О, этого мальчика я знаю. И мальчика, и его маму. Участвовал во встрече Р. М. Горбачевой с ними в Фонде культуры. Письмо, как я понял, давнее, сейчас паренек уже учится в музыкальной школе при консерватории. На встрече он в известной мере давал «отчет» о своих творческих делах последних двух лет. Но меня на ней тронул не только он, худенький, романтичный, с симпатичной шевелюрой и тонкими застенчивыми пальцами. Меня тронули простота и достоинство, с которыми держались обе женщины: Р. М. Горбачева и Илюшина мама — Нина Давыдовна. Здесь не было «благодетельницы» и «искательницы». Две женщины спокойно и здраво беседовали друг с другом — причем не только об одаренном пареньке и его ближайшем будущем. В еще большей степени — о жизни, что бурлила за окном особняка на Гоголевском бульваре, где размещается Советский фонд культуры.

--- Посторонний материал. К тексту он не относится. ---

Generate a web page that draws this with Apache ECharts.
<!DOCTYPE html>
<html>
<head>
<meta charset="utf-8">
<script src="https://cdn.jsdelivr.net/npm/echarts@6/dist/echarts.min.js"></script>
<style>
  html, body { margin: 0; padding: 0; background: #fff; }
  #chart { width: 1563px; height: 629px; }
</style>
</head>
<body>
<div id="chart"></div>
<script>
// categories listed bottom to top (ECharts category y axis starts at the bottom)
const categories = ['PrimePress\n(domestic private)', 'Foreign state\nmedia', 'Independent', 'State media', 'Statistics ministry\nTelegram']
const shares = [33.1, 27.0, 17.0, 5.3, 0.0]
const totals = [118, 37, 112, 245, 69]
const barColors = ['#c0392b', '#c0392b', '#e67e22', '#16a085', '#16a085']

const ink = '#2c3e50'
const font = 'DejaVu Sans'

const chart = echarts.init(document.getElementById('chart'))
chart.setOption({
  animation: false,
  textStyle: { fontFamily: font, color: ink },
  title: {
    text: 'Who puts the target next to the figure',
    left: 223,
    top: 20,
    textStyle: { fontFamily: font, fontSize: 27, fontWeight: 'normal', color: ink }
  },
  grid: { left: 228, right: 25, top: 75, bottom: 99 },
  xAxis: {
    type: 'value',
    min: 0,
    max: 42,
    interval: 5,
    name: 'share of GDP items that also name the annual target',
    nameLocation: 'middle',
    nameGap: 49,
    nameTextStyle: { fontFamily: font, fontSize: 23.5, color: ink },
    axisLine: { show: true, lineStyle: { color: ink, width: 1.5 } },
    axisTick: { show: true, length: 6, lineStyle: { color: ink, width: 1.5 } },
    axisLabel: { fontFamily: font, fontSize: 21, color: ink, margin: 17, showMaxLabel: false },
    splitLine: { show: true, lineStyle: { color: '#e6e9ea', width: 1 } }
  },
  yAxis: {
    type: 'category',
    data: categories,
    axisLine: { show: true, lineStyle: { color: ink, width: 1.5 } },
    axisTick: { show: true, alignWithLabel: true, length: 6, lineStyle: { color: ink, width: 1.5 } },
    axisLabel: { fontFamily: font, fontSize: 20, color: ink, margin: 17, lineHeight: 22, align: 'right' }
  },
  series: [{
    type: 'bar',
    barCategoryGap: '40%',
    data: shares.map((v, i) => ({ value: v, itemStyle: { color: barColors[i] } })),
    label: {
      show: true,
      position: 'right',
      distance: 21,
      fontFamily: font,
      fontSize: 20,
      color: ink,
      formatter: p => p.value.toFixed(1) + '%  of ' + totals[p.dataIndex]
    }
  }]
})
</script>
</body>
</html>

«Дорогая Раиса, — обращается по-итальянски госпожа Фанфани. — Мне очень жаль, что я не смогла увидеть Вас хотя бы для того, чтобы пожать Вам руку и пожелать счастья в Новом году. От имени Аминторе передаю Президенту самые теплые и сердечные пожелания успеха в его деятельности на благо русского народа. Барон фон Тиссен, с которым я виделась в Риме, передает Вам приветствия и добрые пожелания.
Направляю Вам список помощи, которую мы привезли для Ваших больниц с октября месяца до сегодняшнего дня. Я счастлива, что смогла без помощи Правительства и министерств осуществить эту добровольческую миссию, собрав, подготовив и доставив все своими руками. Мы сделали это от всего сердца и с пожеланием, чтобы Советский Союз уже в скором времени не нуждался больше в помощи. Мы тогда будем приезжать в Москву только для знакомства с культурой. Я хотела бы, в любом случае, чтобы Вы знали, что в Италии у Вас есть подруга, настоящая подруга, которая любит русский народ и любит семью Горбачевых».

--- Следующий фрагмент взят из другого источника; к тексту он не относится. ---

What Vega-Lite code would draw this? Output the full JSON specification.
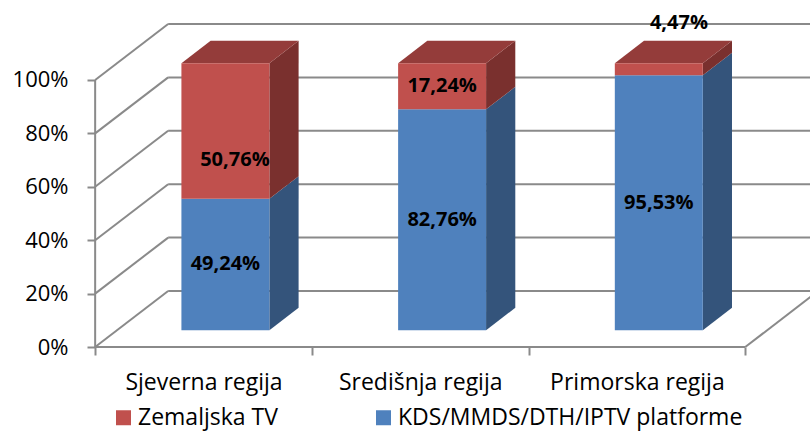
{
  "$schema": "https://vega.github.io/schema/vega-lite/v6.json",
  "width": 810,
  "height": 434,
  "padding": 0,
  "autosize": {"type": "none"},
  "config": {"view": {"stroke": null}, "axis": {"grid": false}, "font": "Open Sans"},
  "datasets": {
    "bars": [
      {"region": "Sjeverna regija", "series": "KDS/MMDS/DTH/IPTV platforme", "value": 49.24},
      {"region": "Sjeverna regija", "series": "Zemaljska TV", "value": 50.76},
      {"region": "Središnja regija", "series": "KDS/MMDS/DTH/IPTV platforme", "value": 82.76},
      {"region": "Središnja regija", "series": "Zemaljska TV", "value": 17.24},
      {"region": "Primorska regija", "series": "KDS/MMDS/DTH/IPTV platforme", "value": 95.53},
      {"region": "Primorska regija", "series": "Zemaljska TV", "value": 4.47}
    ],
    "ticks": [{"t": 0}, {"t": 0.2}, {"t": 0.4}, {"t": 0.6}, {"t": 0.8}, {"t": 1}]
  },
  "encoding": {
    "x": {
      "field": "X", "type": "quantitative", "stack": null,
      "scale": {"domain": [-0.9391, 2.7988], "nice": false, "zero": false},
      "axis": {
        "title": null, "orient": "bottom", "offset": -87, "domain": false,
        "values": [-0.5, 0, 0.5, 1, 1.5, 2, 2.5],
        "labelExpr": "datum.value === 0 ? 'Sjeverna regija' : datum.value === 1 ? 'Središnja regija' : datum.value === 2 ? 'Primorska regija' : ''",
        "tickSize": 8, "tickWidth": 2, "tickColor": "#8a8a8a",
        "tickOpacity": {"condition": {"test": "datum.value % 1 === 0", "value": 0}, "value": 1},
        "labelFontSize": 23, "labelColor": "#000", "labelPadding": 16, "labelFlush": false, "labelOverlap": false
      }
    },
    "y": {
      "field": "Y", "type": "quantitative", "stack": null,
      "scale": {"domain": [-0.3258, 1.2996], "nice": false, "zero": false},
      "axis": {
        "title": null, "orient": "left", "offset": -95, "domain": false,
        "values": [0, 0.2, 0.4, 0.6, 0.8, 1], "format": ".0%",
        "tickSize": 8, "tickWidth": 2, "tickColor": "#8a8a8a",
        "labelFontSize": 22, "labelColor": "#000", "labelPadding": 19
      }
    }
  },
  "layer": [
    {
      "data": {"name": "ticks"},
      "transform": [
        {"calculate": "-0.5 + 0.3369", "as": "X"},
        {"calculate": "2.5 + 0.3369", "as": "X2"},
        {"calculate": "datum.t + 0.2097", "as": "Y"}
      ],
      "mark": {"type": "rule", "stroke": "#8a8a8a", "strokeWidth": 2},
      "encoding": {"x2": {"field": "X2"}}
    },
    {
      "data": {"name": "ticks"},
      "transform": [
        {"calculate": "-0.5", "as": "X"},
        {"calculate": "-0.5 + 0.3369", "as": "X2"},
        {"calculate": "datum.t", "as": "Y"},
        {"calculate": "datum.t + 0.2097", "as": "Y2"}
      ],
      "mark": {"type": "rule", "stroke": "#8a8a8a", "strokeWidth": 2},
      "encoding": {"x2": {"field": "X2"}, "y2": {"field": "Y2"}}
    },
    {
      "data": {"name": "ticks"},
      "transform": [
        {"filter": "datum.t === 0"},
        {"calculate": "2.5", "as": "X"},
        {"calculate": "2.5 + 0.3369", "as": "X2"},
        {"calculate": "0", "as": "Y"},
        {"calculate": "0.2097", "as": "Y2"}
      ],
      "mark": {"type": "rule", "stroke": "#8a8a8a", "strokeWidth": 2},
      "encoding": {"x2": {"field": "X2"}, "y2": {"field": "Y2"}}
    },
    {
      "data": {"name": "ticks"},
      "transform": [
        {"filter": "datum.t === 0"},
        {"calculate": "-0.5", "as": "X"},
        {"calculate": "2.5", "as": "X2"},
        {"calculate": "0", "as": "Y"}
      ],
      "mark": {"type": "rule", "stroke": "#8a8a8a", "strokeWidth": 2},
      "encoding": {"x2": {"field": "X2"}}
    },
    {
      "data": {"name": "ticks"},
      "transform": [
        {"filter": "datum.t === 0"},
        {"calculate": "-0.5", "as": "X"},
        {"calculate": "0", "as": "Y"},
        {"calculate": "1", "as": "Y2"}
      ],
      "mark": {"type": "rule", "stroke": "#8a8a8a", "strokeWidth": 2},
      "encoding": {"y2": {"field": "Y2"}}
    },
    {
      "data": {"name": "bars"},
      "transform": [
        {"calculate": "indexof(['Sjeverna regija','Središnja regija','Primorska regija'], datum.region)", "as": "i"},
        {"calculate": "datum.value / 100", "as": "f"},
        {"stack": "f", "groupby": ["region"], "sort": [{"field": "series", "order": "ascending"}], "as": ["s0", "s1"]},
        {"calculate": "[0.3, 0.7]", "as": "zs"},
        {"flatten": ["zs"], "as": ["z"]},
        {"calculate": "datum.i + 0.203 + 0.3369 * datum.z", "as": "X"},
        {"calculate": "datum.s0 + 0.2097 * datum.z", "as": "Y"},
        {"calculate": "datum.s1 + 0.2097 * datum.z", "as": "Y2"}
      ],
      "mark": {"type": "area", "orient": "vertical"},
      "encoding": {
        "y2": {"field": "Y2"},
        "detail": [{"field": "region", "type": "nominal"}, {"field": "series", "type": "nominal"}],
        "color": {"condition": {"test": "datum.series === 'Zemaljska TV'", "value": "#7A302E"}, "value": "#34547B"}
      }
    },
    {
      "data": {"name": "bars"},
      "transform": [
        {"calculate": "indexof(['Sjeverna regija','Središnja regija','Primorska regija'], datum.region)", "as": "i"},
        {"calculate": "datum.value / 100", "as": "f"},
        {"stack": "f", "groupby": ["region"], "sort": [{"field": "series", "order": "ascending"}], "as": ["s0", "s1"]},
        {"filter": "datum.s1 > 0.999"},
        {"calculate": "[0.3, 0.7]", "as": "zs"},
        {"flatten": ["zs"], "as": ["z"]},
        {"calculate": "datum.i - 0.203 + 0.3369 * datum.z", "as": "X"},
        {"calculate": "datum.i + 0.203 + 0.3369 * datum.z", "as": "X2"},
        {"calculate": "datum.s1 + 0.2097 * datum.z", "as": "Y"}
      ],
      "mark": {"type": "area", "orient": "horizontal", "color": "#943C3A"},
      "encoding": {
        "x2": {"field": "X2"},
        "detail": {"field": "region", "type": "nominal"}
      }
    },
    {
      "data": {"name": "bars"},
      "transform": [
        {"calculate": "indexof(['Sjeverna regija','Središnja regija','Primorska regija'], datum.region)", "as": "i"},
        {"calculate": "datum.value / 100", "as": "f"},
        {"stack": "f", "groupby": ["region"], "sort": [{"field": "series", "order": "ascending"}], "as": ["s0", "s1"]},
        {"calculate": "datum.i - 0.203 + 0.3369 * 0.3", "as": "X"},
        {"calculate": "datum.i + 0.203 + 0.3369 * 0.3", "as": "X2"},
        {"calculate": "datum.s0 + 0.2097 * 0.3", "as": "Y"},
        {"calculate": "datum.s1 + 0.2097 * 0.3", "as": "Y2"}
      ],
      "mark": {"type": "rect"},
      "encoding": {
        "x2": {"field": "X2"},
        "y2": {"field": "Y2"},
        "color": {
          "field": "series", "type": "nominal",
          "scale": {"domain": ["Zemaljska TV", "KDS/MMDS/DTH/IPTV platforme"], "range": ["#C0504D", "#4F81BD"]},
          "legend": {
            "orient": "none", "legendX": 112, "legendY": 406, "direction": "horizontal",
            "title": null, "symbolType": "square", "symbolSize": 225, "symbolStrokeWidth": 0,
            "labelFontSize": 23, "labelColor": "#000", "labelOffset": 3, "labelLimit": 0,
            "columnPadding": 94, "padding": 0
          }
        }
      }
    },
    {
      "data": {"name": "bars"},
      "transform": [
        {"calculate": "indexof(['Sjeverna regija','Središnja regija','Primorska regija'], datum.region)", "as": "i"},
        {"calculate": "datum.value / 100", "as": "f"},
        {"stack": "f", "groupby": ["region"], "sort": [{"field": "series", "order": "ascending"}], "as": ["s0", "s1"]},
        {"calculate": "replace(format(datum.value, '.2f'), '.', ',') + '%'", "as": "label"},
        {"calculate": "datum.value < 10 ? datum.i + 0.194 : (datum.region === 'Sjeverna regija' && datum.series === 'Zemaljska TV') ? datum.i + 0.145 : datum.i + 0.1011", "as": "X"},
        {"calculate": "datum.value < 10 ? datum.s1 + 0.2135 : (datum.region === 'Sjeverna regija' && datum.series === 'Zemaljska TV') ? 0.700 : (datum.s0 + datum.s1) / 2 + 0.0629", "as": "Y"}
      ],
      "mark": {"type": "text", "fontSize": 20, "fontWeight": "bold", "color": "#000", "baseline": "middle", "align": "center"},
      "encoding": {"text": {"field": "label"}}
    }
  ]
}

«Дорогая Раиса Максимовна! Я отныне имею право Вас так называть, ибо дороже Вашего имени для меня нет. И я бесконечно, до конца дней своих, буду благодарен Вам и Михаилу Сергеевичу. Несмотря на свою занятость, Вы нашли время и помогли моему сыну превозмочь тягчайший недуг. Я уже дважды навещал его в клинике (госпитале им. Бурденко) и сообщаю Вам, что смерть отступила. И хотя положение еще тяжелое и потребуется еще большое и длительное лечение, но самое страшное позади. Как мне сказали врачи — это пока единственный в мире случай, что такой больной выжил.